This Spiced Cauliflower and Chickpea Soup Recipe makes for a light but flavorful dinner and is perfect for a cold, winter night. The simple addition of garam masala gives the soup a beautiful, spiced taste. Serve with toasted whole grain bread. I’m currently loving the multigrain sourdough from Trader Joe’s.
- 1 tablespoon olive oil
- 1 medium onion, chopped small
- 2 stalks celery, chopped small
- 2 large carrots, chopped small
- 1/2 large head cauliflower, cut into about 1 inch florets
- 2 cloves garlic, chopped small
- 1 teaspoon garam masala
- 1/2 teaspoon shallot salt (or sub onion salt)
- 1 box vegetable broth
- 2 cans chickpeas, rinsed and drained
- 1 15-ounce can diced tomatoes with juices
- chopped fresh parsley, optional, for garnish
- Pre-heat a large pot over medium heat. When ready, add olive oil, onion, celery, and carrots. Cook, stirring frequently, until onions are translucent, about 5 minutes.
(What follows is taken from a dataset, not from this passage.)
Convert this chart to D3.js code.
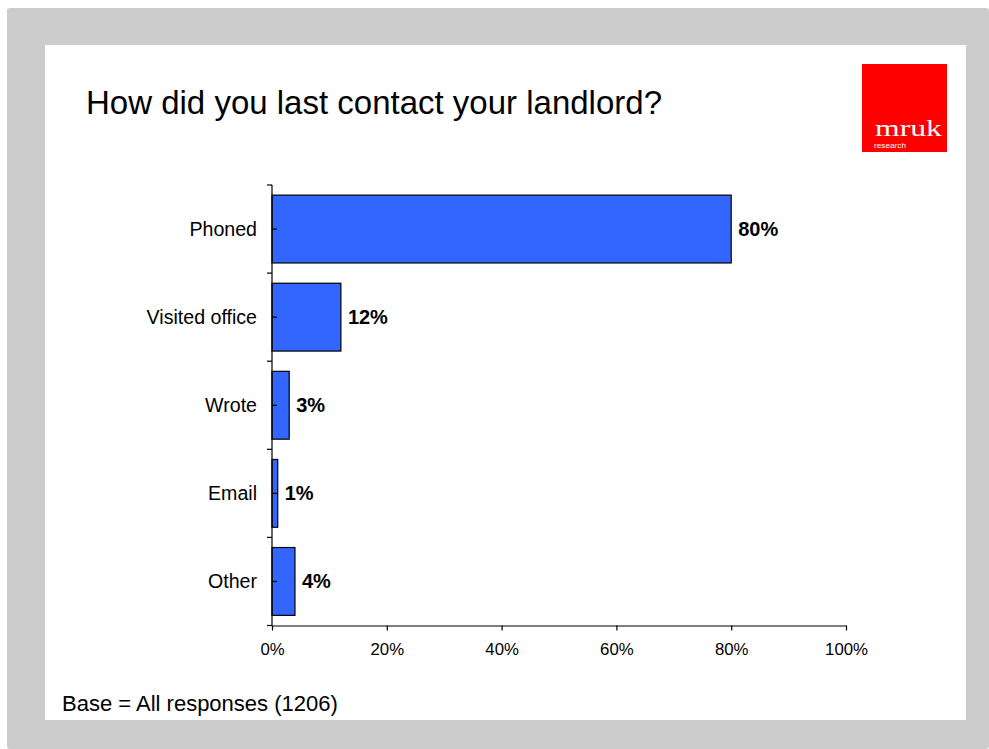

- Add cauliflower and cook 5 minutes, stirring occasionally.
- Add garlic, garam masala, and shallot salt, and stir together until garlic is fragrant, about 60 seconds.
- Add broth, chickpeas, and tomatoes. Bring to a boil and reduce to simmer. Cook until flavors have combined and cauliflower is tender, about 5-10 minutes.
- Garnish with parsley and serve.
Note: Looking for a shortcut? Pick up a mire poix from Trader Joe’s – pre cut onions, celery, and carrots for about $3.